The Republicans are on probation with White voters. Everything that was won in the House last tonight can be easily lost again in 2012. Without a comfortable majority in the House or a majority in the Senate, the Republican Congress is unlikely to stir up a hornet’s nest on immigration, much less hand Barack Obama a desperately sought victory that would alienate their own supporters.

Over the next week, I will dig into the election returns and pore over White voting patterns. I haven’t even begun to look at this gold mine of information or the post-election quarterbacking. So without further ado, I will now get started.

P.S. Robert Lindsay, the communist cheerleader for White race replacement in California, has abandoned any pretense that he is a White Advocate. The latest example of polarization working its magic.

About Hunter Wallace 12390 Articles
Founder and Editor-in-Chief of Occidental Dissent

7 Comments

  1. Blue collar whites.
    The Democrats can’t hold onto these voters without help from corporate Republicans pushing them away. Trying to prevent the corporate elite wing of the Reps from doing this is critical imo.

    “Obama’s pandering to minorities a huge failure:”

    It’s never enough at the best of times plus Obama’s election made them raise their sights even higher. In a nutshell they thought Obama in the white house was a symbol of black power when in reality it’s a symbol of jewish power.

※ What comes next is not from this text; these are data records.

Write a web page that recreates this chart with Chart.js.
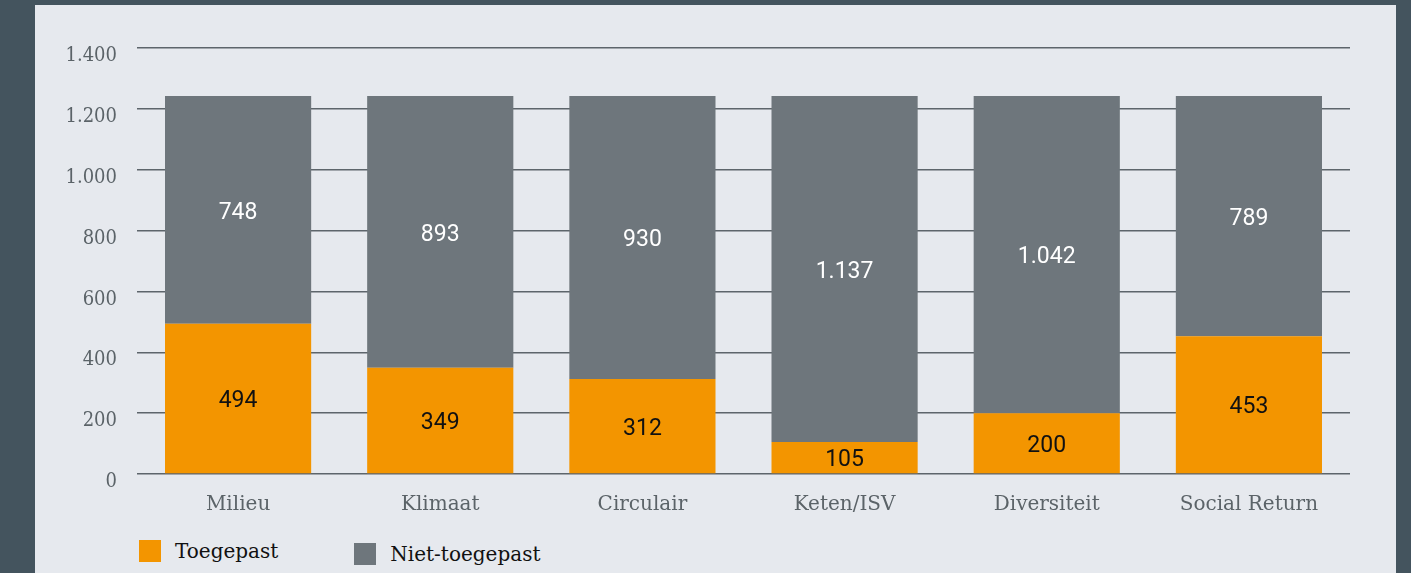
<!DOCTYPE html>
<html>
<head>
<meta charset="utf-8">
<script src="https://cdn.jsdelivr.net/npm/chart.js@4.4.1/dist/chart.umd.min.js"></script>
<style>
  html, body { margin: 0; padding: 0; }
  body { width: 1411px; height: 573px; background: #44545e; position: relative; overflow: hidden; }
  #panel { position: absolute; left: 35px; top: 5px; width: 1361px; height: 568px; background: #e6e9ee; }
  #wrap { position: absolute; left: 0; top: 0; width: 1361px; height: 531px; }
  #legend { position: absolute; left: 104px; top: 534px; display: flex; align-items: flex-start;
            font-family: "DejaVu Serif", serif; font-size: 20px; color: #111; }
  .item { display: flex; align-items: center; }
  .box { width: 22px; height: 22px; margin-right: 14px; }
</style>
</head>
<body>
<div id="panel">
  <div id="wrap"><canvas id="chart"></canvas></div>
  <div id="legend"></div>
</div>
<script>
// categories and values
const categories = ['Milieu', 'Klimaat', 'Circulair', 'Keten/ISV', 'Diversiteit', 'Social Return'];
const toegepast = [494, 349, 312, 105, 200, 453];
const nietToegepast = [748, 893, 930, 1137, 1042, 789];
const seriesNames = ['Toegepast', 'Niet-toegepast'];
const seriesColors = ['#f39500', '#6e767c'];
const labelColors = ['#111111', '#ffffff'];

// Dutch number format: 1.400
function nl(v) {
    return String(v).replace(/\B(?=(\d{3})+(?!\d))/g, '.');
}

// draw the values in the middle of each segment
const segmentLabels = {
    id: 'segmentLabels',
    afterDatasetsDraw(chart) {
        const ctx = chart.ctx;
        ctx.save();
        ctx.font = '23px Roboto, "Liberation Sans", sans-serif';
        ctx.textAlign = 'center';
        ctx.textBaseline = 'middle';
        chart.data.datasets.forEach((ds, i) => {
            const meta = chart.getDatasetMeta(i);
            ctx.fillStyle = labelColors[i];
            meta.data.forEach((bar, j) => {
                const y = (bar.y + bar.base) / 2 + 3;
                ctx.fillText(nl(ds.data[j]), bar.x, y);
            });
        });
        ctx.restore();
    }
};

new Chart(document.getElementById('chart'), {
    type: 'bar',
    data: {
        labels: categories,
        datasets: [
            { label: seriesNames[0], data: toegepast, backgroundColor: seriesColors[0] },
            { label: seriesNames[1], data: nietToegepast, backgroundColor: seriesColors[1] }
        ]
    },
    options: {
        responsive: true,
        maintainAspectRatio: false,
        animation: false,
        layout: { padding: { left: 24, right: 46, top: 43, bottom: 0 } },
        datasets: { bar: { barPercentage: 0.723, categoryPercentage: 1, borderWidth: 0 } },
        plugins: {
            legend: { display: false },
            tooltip: { enabled: false }
        },
        scales: {
            x: {
                stacked: true,
                grid: { display: false, drawTicks: false },
                border: { display: false },
                ticks: {
                    color: '#5b6368',
                    padding: 19,
                    font: { family: '"DejaVu Serif", serif', size: 20 }
                }
            },
            y: {
                stacked: true,
                min: 0,
                max: 1400,
                afterFit(scale) { scale.width = 78; },
                grid: { color: '#5d656b', lineWidth: 1.5, drawTicks: false },
                border: { display: false },
                ticks: {
                    stepSize: 200,
                    color: '#5b6368',
                    padding: 20,
                    labelOffset: 8,
                    font: { family: '"DejaVu Serif Condensed", "DejaVu Serif", serif', size: 20 },
                    callback: v => nl(v)
                }
            }
        }
    },
    plugins: [segmentLabels]
});

// legend built from the series arrays
const legend = document.getElementById('legend');
seriesNames.forEach((name, i) => {
    const item = document.createElement('div');
    item.className = 'item';
    item.style.marginRight = i === 0 ? '76px' : '0';
    item.style.marginTop = i === 0 ? '0' : '3px';
    const box = document.createElement('span');
    box.className = 'box';
    box.style.background = seriesColors[i];
    const text = document.createElement('span');
    text.textContent = name;
    item.appendChild(box);
    item.appendChild(text);
    legend.appendChild(item);
});
</script>
</body>
</html>
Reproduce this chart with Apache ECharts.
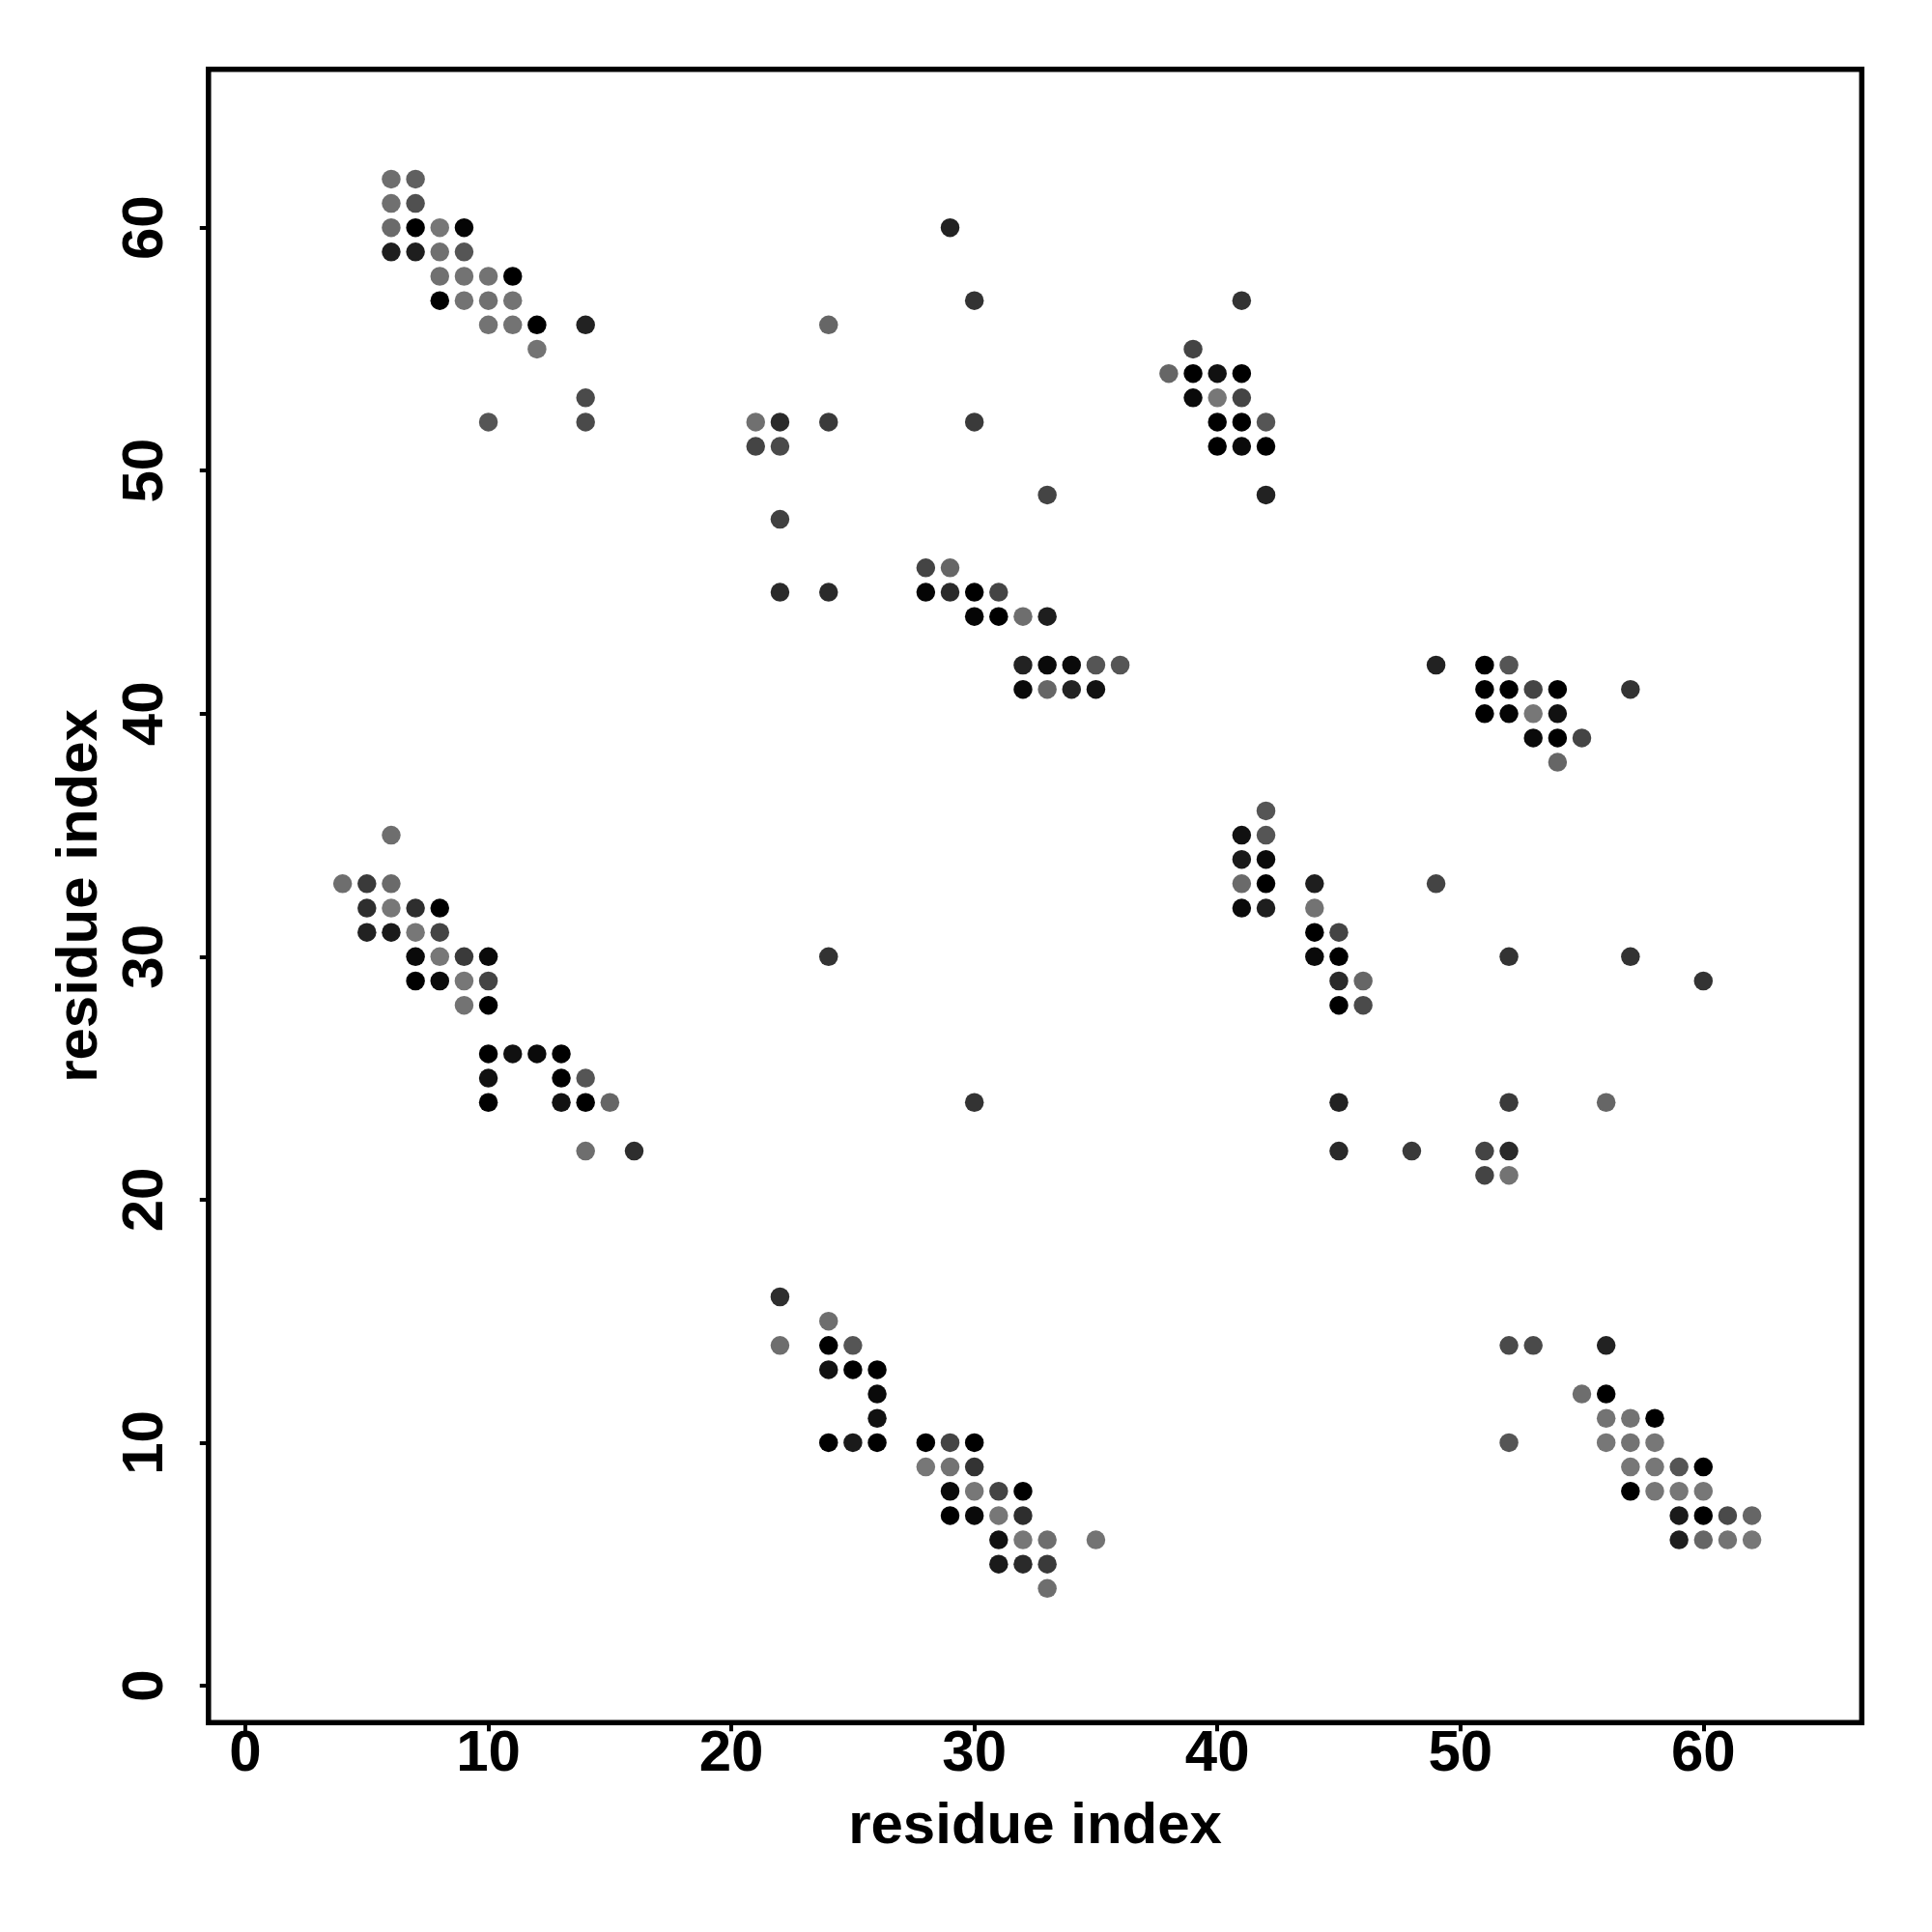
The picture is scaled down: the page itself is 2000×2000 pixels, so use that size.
<!DOCTYPE html>
<html>
<head>
<meta charset="utf-8">
<script src="https://cdn.jsdelivr.net/npm/echarts@6/dist/echarts.min.js"></script>
<style>
html,body{margin:0;padding:0;background:#fff;}
#chart{width:2000px;height:2000px;}
</style>
</head>
<body>
<div id="chart"></div>
<script>
// Each contact: [residue i (x), residue j (y), grey level 0..255]
var tickValues = [0, 10, 20, 30, 40, 50, 60];
var axisTitle = 'residue index';

var clusterTopLeft = [
  [6,62,0x6e],[7,62,0x60],
  [6,61,0x70],[7,61,0x50],
  [6,60,0x6a],[7,60,0x00],[8,60,0x77],[9,60,0x05],
  [6,59,0x1e],[7,59,0x1e],[8,59,0x70],[9,59,0x55],
  [8,58,0x70],[9,58,0x73],[10,58,0x73],[11,58,0x00],
  [8,57,0x00],[9,57,0x73],[10,57,0x70],[11,57,0x73],
  [10,56,0x73],[11,56,0x73],[12,56,0x00],[14,56,0x22],
  [12,55,0x73],
  [14,53,0x4a],
  [10,52,0x55],[14,52,0x4a]
];

var clusterMidLeft = [
  [6,35,0x6e],
  [4,33,0x6e],[5,33,0x3a],[6,33,0x6a],
  [5,32,0x2e],[6,32,0x77],[7,32,0x2e],[8,32,0x00],
  [5,31,0x22],[6,31,0x1a],[7,31,0x77],[8,31,0x44],
  [7,30,0x0a],[8,30,0x77],[9,30,0x3a],[10,30,0x0a],
  [7,29,0x00],[8,29,0x0a],[9,29,0x77],[10,29,0x44],
  [9,28,0x73],[10,28,0x00],
  [10,26,0x00],[11,26,0x11],[12,26,0x0a],[13,26,0x00],
  [10,25,0x11],[13,25,0x00],[14,25,0x55],
  [10,24,0x00],[13,24,0x11],[14,24,0x00],[15,24,0x66],
  [14,22,0x6e],[16,22,0x2e]
];

var clusterMidTop = [
  [29,60,0x22],[30,57,0x33],[24,56,0x66],
  [21,52,0x70],[22,52,0x2a],[24,52,0x3a],[30,52,0x3a],
  [21,51,0x44],[22,51,0x4a],
  [33,49,0x44],[22,48,0x40],
  [28,46,0x44],[29,46,0x66],
  [22,45,0x2a],[24,45,0x2a],[28,45,0x05],[29,45,0x2a],[30,45,0x00],[31,45,0x44],
  [30,44,0x05],[31,44,0x00],[32,44,0x6e],[33,44,0x1e],
  [32,42,0x22],[33,42,0x0a],[34,42,0x0a],[35,42,0x55],[36,42,0x55],
  [32,41,0x0a],[33,41,0x66],[34,41,0x22],[35,41,0x11]
];

var clusterTopRight = [
  [41,57,0x33],[39,55,0x44],
  [38,54,0x66],[39,54,0x00],[40,54,0x11],[41,54,0x00],
  [39,53,0x0a],[40,53,0x77],[41,53,0x44],
  [40,52,0x00],[41,52,0x00],[42,52,0x55],
  [40,51,0x00],[41,51,0x0a],[42,51,0x00],
  [42,49,0x22]
];

var clusterRight = [
  [49,42,0x22],[51,42,0x00],[52,42,0x55],
  [51,41,0x00],[52,41,0x00],[53,41,0x44],[54,41,0x00],[57,41,0x33],
  [51,40,0x00],[52,40,0x05],[53,40,0x77],[54,40,0x11],
  [53,39,0x0a],[54,39,0x00],[55,39,0x44],
  [54,38,0x66]
];

var clusterMidRight = [
  [42,36,0x55],
  [41,35,0x11],[42,35,0x55],
  [41,34,0x1a],[42,34,0x0a],
  [41,33,0x6a],[42,33,0x00],[44,33,0x1e],[49,33,0x44],
  [41,32,0x0a],[42,32,0x1e],[44,32,0x73],
  [44,31,0x00],[45,31,0x44],
  [44,30,0x0a],[45,30,0x00],[52,30,0x33],[57,30,0x33],
  [45,29,0x2a],[46,29,0x66],[60,29,0x33],
  [45,28,0x00],[46,28,0x4a],
  [45,24,0x22],[52,24,0x3a],[56,24,0x66],
  [45,22,0x2a],[48,22,0x3a],[51,22,0x44],[52,22,0x2a],
  [51,21,0x44],[52,21,0x73]
];

var clusterScattered = [
  [24,30,0x33],[30,24,0x33]
];

var clusterBottomMid = [
  [22,16,0x2e],
  [24,15,0x6e],
  [22,14,0x6e],[24,14,0x00],[25,14,0x55],
  [24,13,0x11],[25,13,0x00],[26,13,0x00],
  [26,12,0x0a],
  [26,11,0x11],
  [24,10,0x00],[25,10,0x1a],[26,10,0x00],[28,10,0x00],[29,10,0x44],[30,10,0x00],
  [28,9,0x77],[29,9,0x73],[30,9,0x33],
  [29,8,0x0a],[30,8,0x77],[31,8,0x44],[32,8,0x00],
  [29,7,0x00],[30,7,0x0a],[31,7,0x77],[32,7,0x2e],
  [31,6,0x11],[32,6,0x77],[33,6,0x6e],[35,6,0x73],
  [31,5,0x1a],[32,5,0x2a],[33,5,0x3a],
  [33,4,0x6e]
];

var clusterBottomRight = [
  [52,14,0x4a],[53,14,0x4a],[56,14,0x22],
  [55,12,0x6e],[56,12,0x00],
  [56,11,0x73],[57,11,0x73],[58,11,0x00],
  [52,10,0x55],[56,10,0x77],[57,10,0x73],[58,10,0x77],
  [57,9,0x77],[58,9,0x77],[59,9,0x55],[60,9,0x00],
  [57,8,0x00],[58,8,0x77],[59,8,0x77],[60,8,0x77],
  [59,7,0x1a],[60,7,0x00],[61,7,0x4a],[62,7,0x66],
  [59,6,0x1e],[60,6,0x66],[61,6,0x73],[62,6,0x77]
];

var allContacts = [].concat(clusterTopLeft, clusterMidLeft, clusterMidTop, clusterTopRight,
  clusterRight, clusterMidRight, clusterScattered, clusterBottomMid, clusterBottomRight);

function grey(v) { return 'rgb(' + v + ',' + v + ',' + v + ')'; }

var FONT = "'Liberation Sans', Arial, Helvetica, sans-serif";
var chart = echarts.init(document.getElementById('chart'), null, {renderer: 'canvas'});
chart.setOption({
  animation: false,
  backgroundColor: '#ffffff',
  grid: {
    left: 215.8, top: 71.7, width: 1711.5, height: 1711.5,
    show: true, borderColor: '#000', borderWidth: 5.5, backgroundColor: 'transparent',
    containLabel: false
  },
  xAxis: {
    type: 'value', min: -1.52, max: 66.52,
    name: axisTitle, nameLocation: 'middle', nameGap: 78,
    nameTextStyle: {fontSize: 60, fontWeight: 'bold', fontFamily: FONT, color: '#000'},
    axisLine: {show: false, onZero: false},
    splitLine: {show: false},
    axisTick: {show: true, length: 9, customValues: tickValues, lineStyle: {color: '#000', width: 4}},
    axisLabel: {show: true, customValues: tickValues, margin: 3, fontSize: 60, fontWeight: 'bold', fontFamily: FONT, color: '#000'}
  },
  yAxis: {
    type: 'value', min: -1.52, max: 66.52,
    name: axisTitle, nameLocation: 'middle', nameGap: 101,
    nameTextStyle: {fontSize: 60, fontWeight: 'bold', fontFamily: FONT, color: '#000'},
    axisLine: {show: false, onZero: false},
    splitLine: {show: false},
    axisTick: {show: true, length: 9, customValues: tickValues, lineStyle: {color: '#000', width: 4}},
    axisLabel: {show: true, customValues: tickValues, rotate: 90, margin: 34, fontSize: 60, fontWeight: 'bold', fontFamily: FONT, color: '#000'}
  },
  series: [{
    type: 'scatter',
    data: allContacts,
    symbol: 'circle',
    symbolSize: 19.5,
    itemStyle: {
      color: function (p) { return grey(p.data[2]); },
      opacity: 1
    }
  }]
});
</script>
</body>
</html>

    “Democrats will misread the election and try to “move to the center” like Clinton in 1994.”

    That’s the big question. I agree with others that i don’t think Obama is like Clinton and will find it much harder to change.

    I also think the Iran issue will be important. They want another war and it will be very difficult and maybe impossible for them to achieve but that won’t stop them trying and it’s the trying that might throw up opportunities.

  2. “White nationalists need to realize that what they get from now on is going to be a compromise. ”

    We’re in a war of genocide whether we like it or not and we won’t be getting any compromise from the other side. However although the strategy should be 100% radical the tactics should be whatever works.

    The prize is permanent. Compromise is temporary.

    Keep your eyes on the prize.

  3. I’m taking a long view: looking ahead, I see a more racially polarized electorate, a coalescing of the White vote in the Republican Party, a more liberal/progressive Democratic Party, the waning of the “racism” charge, economic hard times, etc.

    In such a political environment, there will be a lot of opportunities for us to move the goal posts on immigration and affirmative action, cutting away at the margins. I think it makes sense to get involved in practical politics.

    In Alabama, we now how a Governor, a state legislature, two Senators, and a congressional delegation against “comprehensive immigration reform” and/or any form of amnesty. The Alabama state legislature will probably now pass an Arizona-style immigration law.

    Most White people in Alabama are already racially conscious. Just look at the White vote in presidential elections. What sense then does it make to spend all our time here on navel gazing and fantasism when the mainstream is already so permeable to our influence?

    The White backlash in the 2010s and 2020s will eventually absorb the White Nationalist movement. It will sweep away all but the most committed rhetorical radicals once WNs can see they can win practical victories in mainstream politics.

  4. I agree with you, Hunter.

    One of the most glaring deficits in WN/WA’s is the lack of any practical political experience or serious knowlege of statecraft. Whatever the future holds, you need people who can actually win popular support in their local communities and run institutions.

    I believe that the “racism” smear is nearing, if not already past its expiration date. If the WN movement has more than hot air behind it, I think the time is right to show it.

  5. The “racism” charge was completely ineffective in this election cycle. It only succeeded in pissing off conservatives, polarizing them, making them even more mad and suspicious of organizations like the NAACP. The Zeskind report was a dismal failure.